## Data segment
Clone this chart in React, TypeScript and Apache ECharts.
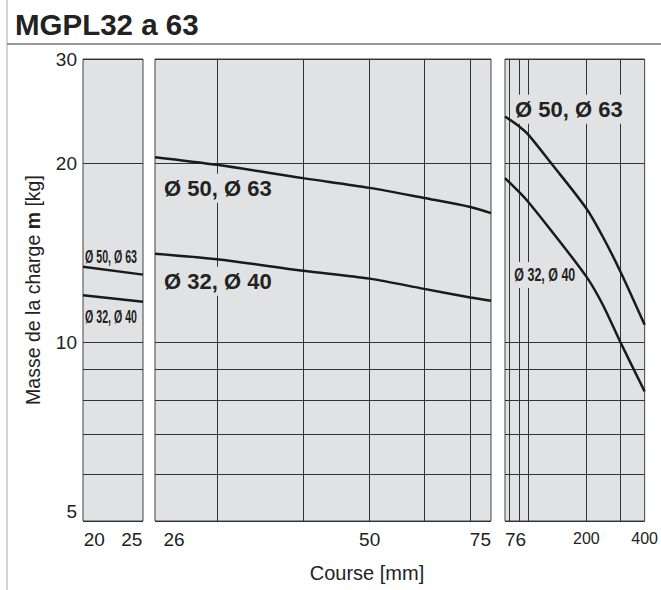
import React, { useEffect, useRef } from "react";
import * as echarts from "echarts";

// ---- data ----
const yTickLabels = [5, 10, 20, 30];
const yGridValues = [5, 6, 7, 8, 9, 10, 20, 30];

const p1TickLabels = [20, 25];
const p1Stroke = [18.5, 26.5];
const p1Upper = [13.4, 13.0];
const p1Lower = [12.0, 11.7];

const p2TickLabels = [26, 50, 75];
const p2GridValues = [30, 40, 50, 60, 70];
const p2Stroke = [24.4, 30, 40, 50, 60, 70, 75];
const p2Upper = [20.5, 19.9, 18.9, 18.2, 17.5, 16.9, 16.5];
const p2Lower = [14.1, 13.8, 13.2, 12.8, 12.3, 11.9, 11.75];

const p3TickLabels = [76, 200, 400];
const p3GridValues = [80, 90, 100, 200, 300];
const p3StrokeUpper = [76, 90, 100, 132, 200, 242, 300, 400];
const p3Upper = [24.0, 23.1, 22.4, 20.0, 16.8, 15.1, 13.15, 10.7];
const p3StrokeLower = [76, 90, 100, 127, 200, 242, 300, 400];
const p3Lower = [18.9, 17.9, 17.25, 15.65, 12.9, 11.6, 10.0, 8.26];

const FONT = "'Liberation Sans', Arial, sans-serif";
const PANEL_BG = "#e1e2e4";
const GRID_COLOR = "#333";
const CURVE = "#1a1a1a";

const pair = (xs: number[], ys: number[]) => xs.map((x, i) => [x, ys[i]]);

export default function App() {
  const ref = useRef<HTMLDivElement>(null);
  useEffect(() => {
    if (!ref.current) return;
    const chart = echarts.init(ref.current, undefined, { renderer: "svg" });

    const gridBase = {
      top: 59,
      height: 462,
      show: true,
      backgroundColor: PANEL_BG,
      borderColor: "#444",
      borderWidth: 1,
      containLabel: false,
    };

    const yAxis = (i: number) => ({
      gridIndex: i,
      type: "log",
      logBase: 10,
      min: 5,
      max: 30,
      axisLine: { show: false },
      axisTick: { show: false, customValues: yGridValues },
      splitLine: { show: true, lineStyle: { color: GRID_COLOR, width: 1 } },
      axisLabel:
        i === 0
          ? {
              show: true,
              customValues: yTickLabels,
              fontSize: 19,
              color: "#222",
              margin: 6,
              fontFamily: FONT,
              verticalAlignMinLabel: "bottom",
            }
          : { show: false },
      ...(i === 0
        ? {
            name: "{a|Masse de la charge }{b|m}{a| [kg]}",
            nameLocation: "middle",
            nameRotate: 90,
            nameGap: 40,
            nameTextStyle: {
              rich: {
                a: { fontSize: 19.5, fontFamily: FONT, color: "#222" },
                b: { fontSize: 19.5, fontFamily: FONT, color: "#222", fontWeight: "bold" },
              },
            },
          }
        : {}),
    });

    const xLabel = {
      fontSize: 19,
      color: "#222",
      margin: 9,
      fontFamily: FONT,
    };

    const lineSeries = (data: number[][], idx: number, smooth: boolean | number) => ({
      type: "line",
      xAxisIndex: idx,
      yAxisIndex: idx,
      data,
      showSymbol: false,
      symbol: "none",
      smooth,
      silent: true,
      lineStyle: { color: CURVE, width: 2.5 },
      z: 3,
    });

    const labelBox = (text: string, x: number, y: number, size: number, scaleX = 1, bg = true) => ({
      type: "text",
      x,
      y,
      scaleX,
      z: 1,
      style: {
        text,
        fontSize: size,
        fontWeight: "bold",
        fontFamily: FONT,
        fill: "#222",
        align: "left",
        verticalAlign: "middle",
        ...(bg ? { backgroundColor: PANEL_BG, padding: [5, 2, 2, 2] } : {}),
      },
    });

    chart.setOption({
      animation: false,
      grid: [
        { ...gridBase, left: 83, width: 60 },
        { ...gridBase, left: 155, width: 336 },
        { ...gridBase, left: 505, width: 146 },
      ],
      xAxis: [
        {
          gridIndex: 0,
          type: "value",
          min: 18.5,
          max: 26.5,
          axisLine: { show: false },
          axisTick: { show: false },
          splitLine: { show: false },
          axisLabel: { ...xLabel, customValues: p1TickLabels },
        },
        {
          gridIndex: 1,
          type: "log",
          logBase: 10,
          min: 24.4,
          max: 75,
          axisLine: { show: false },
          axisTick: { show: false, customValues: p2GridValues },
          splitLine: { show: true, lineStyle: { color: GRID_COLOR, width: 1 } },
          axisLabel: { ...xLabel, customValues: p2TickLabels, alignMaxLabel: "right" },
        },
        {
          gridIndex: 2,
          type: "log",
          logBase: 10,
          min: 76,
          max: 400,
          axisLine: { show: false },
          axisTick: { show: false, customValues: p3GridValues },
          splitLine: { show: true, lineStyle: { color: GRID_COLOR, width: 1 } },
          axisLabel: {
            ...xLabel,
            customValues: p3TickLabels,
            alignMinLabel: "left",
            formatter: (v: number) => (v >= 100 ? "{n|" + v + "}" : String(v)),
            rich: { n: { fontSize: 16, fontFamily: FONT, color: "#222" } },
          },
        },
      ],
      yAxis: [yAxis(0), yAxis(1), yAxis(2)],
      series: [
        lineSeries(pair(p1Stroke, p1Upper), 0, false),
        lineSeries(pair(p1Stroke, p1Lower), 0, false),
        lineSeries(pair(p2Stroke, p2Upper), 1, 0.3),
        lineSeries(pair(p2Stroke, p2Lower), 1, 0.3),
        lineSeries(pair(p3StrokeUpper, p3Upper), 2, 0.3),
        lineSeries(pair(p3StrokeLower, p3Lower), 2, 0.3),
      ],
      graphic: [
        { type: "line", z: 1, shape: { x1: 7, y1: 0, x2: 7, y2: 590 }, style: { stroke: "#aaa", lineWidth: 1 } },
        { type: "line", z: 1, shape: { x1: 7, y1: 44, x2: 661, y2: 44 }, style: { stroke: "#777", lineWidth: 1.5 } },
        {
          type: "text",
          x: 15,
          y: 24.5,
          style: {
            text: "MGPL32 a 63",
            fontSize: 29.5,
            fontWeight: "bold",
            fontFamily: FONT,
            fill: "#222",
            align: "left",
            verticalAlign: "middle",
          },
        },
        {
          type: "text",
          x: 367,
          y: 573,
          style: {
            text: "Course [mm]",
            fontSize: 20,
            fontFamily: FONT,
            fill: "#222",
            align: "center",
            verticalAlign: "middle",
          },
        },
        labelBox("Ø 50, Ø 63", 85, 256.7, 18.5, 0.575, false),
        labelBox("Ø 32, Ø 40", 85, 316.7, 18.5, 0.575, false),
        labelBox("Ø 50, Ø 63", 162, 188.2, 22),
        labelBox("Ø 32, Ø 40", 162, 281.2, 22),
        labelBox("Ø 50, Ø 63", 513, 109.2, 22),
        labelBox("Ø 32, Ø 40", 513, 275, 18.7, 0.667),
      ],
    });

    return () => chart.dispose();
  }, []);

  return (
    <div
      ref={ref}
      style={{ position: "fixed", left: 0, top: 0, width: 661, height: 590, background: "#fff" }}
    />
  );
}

## Short exercise
Repeat, exactly and in full, each line from the start of the data to the line that contains "const p1Lower = [12.0, 11.7];". Pictures do not go in.

## Exercise solution
Clone this chart in React, TypeScript and Apache ECharts.
import React, { useEffect, useRef } from "react";
import * as echarts from "echarts";

// ---- data ----
const yTickLabels = [5, 10, 20, 30];
const yGridValues = [5, 6, 7, 8, 9, 10, 20, 30];

const p1TickLabels = [20, 25];
const p1Stroke = [18.5, 26.5];
const p1Upper = [13.4, 13.0];
const p1Lower = [12.0, 11.7];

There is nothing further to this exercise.